Mycroft Holmes: Mycroft is the name you gave me if you can possibly struggle your way to the end.
-
Mycroft Holmes: [on Magnussen] I'm just curious, though. It's hardly your usual kind of puzzle. Why do you hate him?
Sherlock Holmes: Because he attacks people who are different and preys on their secrets. Why don't you?
-
Charles Magnussen: [to John] Let me flick your face.
-
Jim Moriarty: [singing] It's raining/ it's pouring/ Sherlock is boring. It's raining/ I'm crying/ Sherlock is dying.
-
Jim Moriarty: [singing] It's raining, it's pouring/ Sherlock is boring. I'm laughing, I'm crying/ Sherlock is dying.
-
Jim Moriarty: John Watson is definitely in danger.
-
Mary Morstan: People like Magnussen should be killed. That's why there are people like me.
-
Mary Morstan: People like Magnussen are meant to be killed, that's why there are people like me.
-
[John goes to the house of crackheads with a tyre lever]
Mary Morstan: It is a tiny bit sexy.
Dr. John Watson: Yeah, I know.
-
Mycroft Holmes: I hope I won't have to threaten you as well.
Dr. John Watson: Well, I think we'd both find that embarrassing.
-
Sherlock Holmes: Have a lovely day. Call me later.
Janine: I might do. I might call you.
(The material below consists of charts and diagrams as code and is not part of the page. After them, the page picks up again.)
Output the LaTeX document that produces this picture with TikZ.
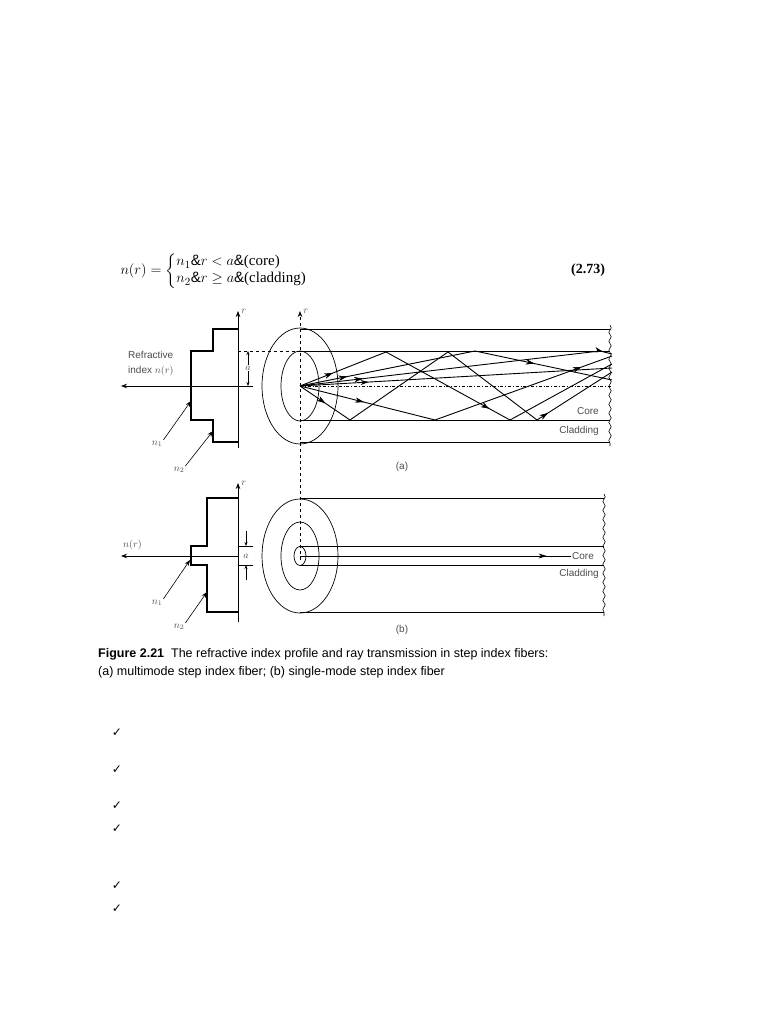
\documentclass[tikz,border=0pt]{standalone}
\usepackage{amsmath}
\usepackage{fontspec}
\setmainfont{Liberation Sans}
\newfontfamily\eqfont{Liberation Serif}
\newfontfamily\symfont{DejaVu Sans}
\usetikzlibrary{arrows.meta,positioning,decorations.markings,decorations.pathmorphing}

\begin{document}
\begin{tikzpicture}[x=1pt,y=-1pt,
    thin line/.style={line width=0.7pt},
    profile/.style={line width=1.1pt},
    ray/.style={line width=0.9pt},
    lbl/.style={font=\fontsize{10}{12}\selectfont,text=black!70,inner sep=1pt},
    pointer/.style={-{Stealth[length=6pt]},line width=0.6pt},
    mk/.style={postaction={decorate},decoration={markings,mark=at position #1 with {\arrow{Stealth[length=8pt,width=5pt]}}}},
    wavy/.style={decorate,decoration={snake,amplitude=1.2pt,segment length=9pt},line width=0.6pt}]
  \useasboundingbox (0,0) rectangle (768,1024);

  % equation
  \node[anchor=west,font=\eqfont\fontsize{15}{17}\selectfont,ampersand replacement=\&] (eq) at (117,271)
    {$n(r)=\left\{\begin{array}{@{}lll@{}}n_1 \& r<a \& \text{(core)}\\ n_2 \& r\geq a \& \text{(cladding)}\end{array}\right.$};
  \node[font=\eqfont\bfseries\fontsize{14}{16}\selectfont] (eqno) at (588,270) {(2.73)};

  % ---- (a) index profile
  \coordinate (pa0) at (238,448);
  \coordinate (pa1) at (238,311);
  \draw[thin line,-{Stealth[length=6pt]}] (pa0) -- (pa1) node[lbl,right=2pt,anchor=west] (ra) {$r$};
  \draw[profile] (238,329) -- (213,329) -- (213,351) -- (191,351) -- (191,420)
    -- (213,420) -- (213,442) -- (238,442);
  \coordinate (xa0) at (253,386);
  \coordinate (xa1) at (121,386);
  \draw[thin line,-{Stealth[length=6pt]}] (xa0) -- (xa1);
  \node[lbl,anchor=west] (refr) at (127,355) {Refractive};
  \node[lbl,anchor=west] (idxa) at (127,371) {index $n(r)$};
  \draw[dashed,thin line] (238,351) -- (300,351);
  \coordinate (da0) at (248,351);
  \coordinate (da1) at (248,386);
  \draw[thin line,{Stealth[length=4pt]}-{Stealth[length=4pt]}] (da0) -- (da1);
  \node[lbl,fill=white,inner sep=0.5pt] (aa) at (248,368) {$a$};
  \node[lbl] (n1a) at (157,444) {$n_1$};
  \node[lbl] (n2a) at (179,470) {$n_2$};
  \draw[pointer] (n1a.north east) -- (191,401);
  \draw[pointer] (n2a.north east) -- (213,431);

  % ---- (a) fibre
  \coordinate (ax0) at (300,560);
  \coordinate (ax1) at (300,311);
  \draw[dashed,thin line,-{Stealth[length=6pt]}] (ax0) -- (ax1) node[lbl,right=2pt,anchor=west] (rfa) {$r$};
  \draw[thin line] (300,386) ellipse (38 and 58);
  \draw[thin line] (300,386) ellipse (19 and 35);
  \foreach \y in {329,351,420,442}
    \draw[thin line] (300,\y) -- (610,\y);
  \draw[wavy] (610,325) -- (610,446);
  \draw[thin line,dash dot] (300,386) -- (612,386);
  \coordinate (o) at (300,386);
  \draw[ray,mk=0.1,mk=0.6] (o) -- (386,352) -- (510,420) -- (612,364);
  \draw[ray,mk=0.08,mk=0.8] (o) -- (350,420) -- (448,352) -- (537,420) -- (612,372);
  \draw[ray,mk=0.15,mk=0.75] (o) -- (475,351) -- (612,380);
  \draw[ray,mk=0.2,mk=0.9] (o) -- (435,420) -- (612,356);
  \draw[ray,mk=0.2,mk=0.97] (o) -- (600,351) -- (612,354);
  \draw[ray,mk=0.22] (o) -- (612,368);
  \node[lbl,anchor=east] (corea) at (600,411) {Core};
  \node[lbl,anchor=east] (clada) at (600,431) {Cladding};
  \node[lbl] (capa) at (402,467) {(a)};

  % ---- (b) index profile
  \coordinate (pb0) at (238,622);
  \coordinate (pb1) at (238,483);
  \draw[thin line,-{Stealth[length=6pt]}] (pb0) -- (pb1) node[lbl,right=2pt,anchor=west] (rb) {$r$};
  \draw[profile] (238,498) -- (207,498) -- (207,546) -- (191,546) -- (191,565)
    -- (207,565) -- (207,612) -- (238,612);
  \coordinate (xb0) at (238,556);
  \coordinate (xb1) at (121,556);
  \draw[thin line,-{Stealth[length=6pt]}] (xb0) -- (xb1);
  \node[lbl,anchor=west] (nrb) at (122,545) {$n(r)$};
  \draw[thin line] (238,546) -- (253,546) (238,565) -- (253,565);
  \coordinate (db0) at (246,531);
  \coordinate (db1) at (246,580);
  \draw[thin line,-{Stealth[length=4pt]}] (db0) -- (246,546);
  \draw[thin line,-{Stealth[length=4pt]}] (db1) -- (246,565);
  \node[lbl] (ab) at (246,556) {$a$};
  \node[lbl] (n1b) at (157,603) {$n_1$};
  \node[lbl] (n2b) at (179,627) {$n_2$};
  \draw[pointer] (n1b.north east) -- (190,560);
  \draw[pointer] (n2b.north east) -- (207,592);

  % ---- (b) fibre
  \draw[thin line] (300,556) ellipse (38 and 57);
  \draw[thin line] (300,556) ellipse (19 and 34);
  \draw[thin line] (300,556) ellipse (6 and 9.5);
  \foreach \y in {498,546,565,612}
    \draw[thin line] (300,\y) -- (604,\y);
  \draw[wavy] (604,494) -- (604,616);
  \coordinate (ob) at (300,556);
  \coordinate (eb) at (571,556);
  \draw[ray,mk=0.91] (ob) -- (eb);
  \node[lbl,anchor=west,fill=white] (coreb) at (571,556) {Core};
  \node[lbl,anchor=east] (cladb) at (600,574) {Cladding};
  \node[lbl] (capb) at (402,630) {(b)};

  % caption
  \node[anchor=north west,align=left,font=\fontsize{12.5}{18}\selectfont,inner sep=0pt] (cap) at (98,648)
    {\textbf{Figure 2.21}\ \ The refractive index profile and ray transmission in step index fibers:\\
     (a) multimode step index fiber; (b) single-mode step index fiber};

  % check marks
  \foreach \y [count=\i] in {733,770,806,829,886,909}
    \node[font=\symfont\fontsize{12}{12}\selectfont] (chk\i) at (117,\y) {✓};
\end{tikzpicture}
\end{document}
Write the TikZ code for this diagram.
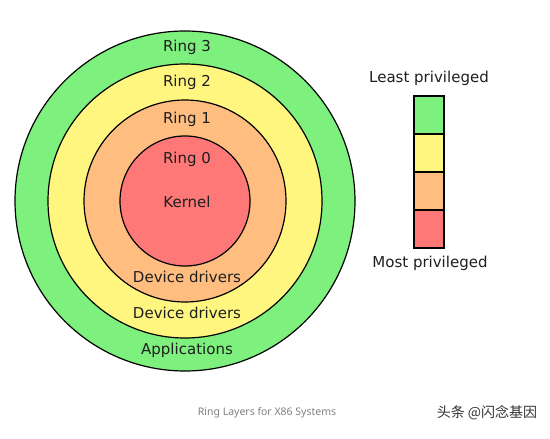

Unless I meet someone prettier.
[She kisses Sherlock]
Janine: Solve me a crime Sherlock Holmes.
-
Sherlock Holmes: John, there's something I should say, I've meant to say always and I never have. Since it's unlikely we'll ever meet again, I might as well say it now.
[Takes a deep breath]
Sherlock Holmes: Sherlock is actually a girl's name.
-
Mary Morstan: [Preparing to enter the drug den, John places a weapon in his waistband] What is that?
Dr. John Watson: It's a tyre lever.
Mary Morstan: [laughing] Why?
Dr. John Watson: 'Cause there were loads of smackheads in there, and one of them might need help with a tyre.